Water quality offsets are actions that work to counterbalance any potential or proposed increase in nutrients and sediments to waters, with at least an equivalent reduction elsewhere either on or offsite. The purpose of water quality offsets is to ensure new development activities do not compromise progress towards meeting the water quality targets. An offset could be through a financial settlement; a management action (for example, revegetation work, hillslope reshaping, pasture renovation, better road surfacing and drainage or improvements stormwater systems on farms or in urban areas) determined by the operator; a combination of these actions; or through recognition that the offset has been provided under another offsets regulatory framework.

How do the proposed regulations relate to the Reef 2050 Water Quality Improvement Plan and the 2017 Scientific Consensus Statement?

The Australian and Queensland governments released a draft Reef 2050 Water Quality Improvement Plan on 30 August 2017 for public consultation until 10 October 2017. This plan is based on the best available science brought together by the recently updated Scientific Consensus Statement, which was also released. The draft plan is nested within and aligns with the Great Barrier Reef 2050 Long-Term Sustainability Plan.
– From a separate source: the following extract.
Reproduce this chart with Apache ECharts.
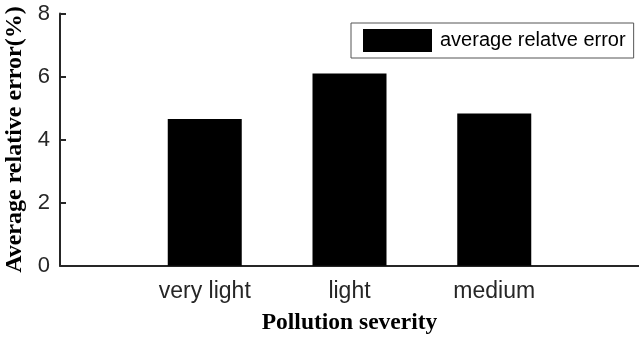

For the first time water quality targets will be set at the river basin scale, which take into consideration all sources of water pollution, including urban and industrial sources. The proposed reef regulations will use the river basin scale targets in the Reef 2050 Water Quality Improvement Plan as the basis for the proposed catchment load limits that will be set in the Environmental Protection (Water) Policy. This policy guides decision-making in relation to water quality outcomes. The inclusion of catchment load limits in legislation provides a direct link to the consideration of the water quality targets in regulatory decision-making.

When would the revised reef regulations commence?

It’s proposed that any regulatory change for agriculture and relevant industrial activities in reef catchments will be staged with timing set in legislation, to give certainty and time to transition practices and adopt new standards, where necessary.

What happens next?

Feedback received on the RIS will help the Queensland Government decide whether the proposed regulatory changes should move ahead to the next stage, which is to prepare an amendment bill to change existing reef protection legislation under the Environmental Protection Act 1994, or whether the regulatory changes need to be further refined.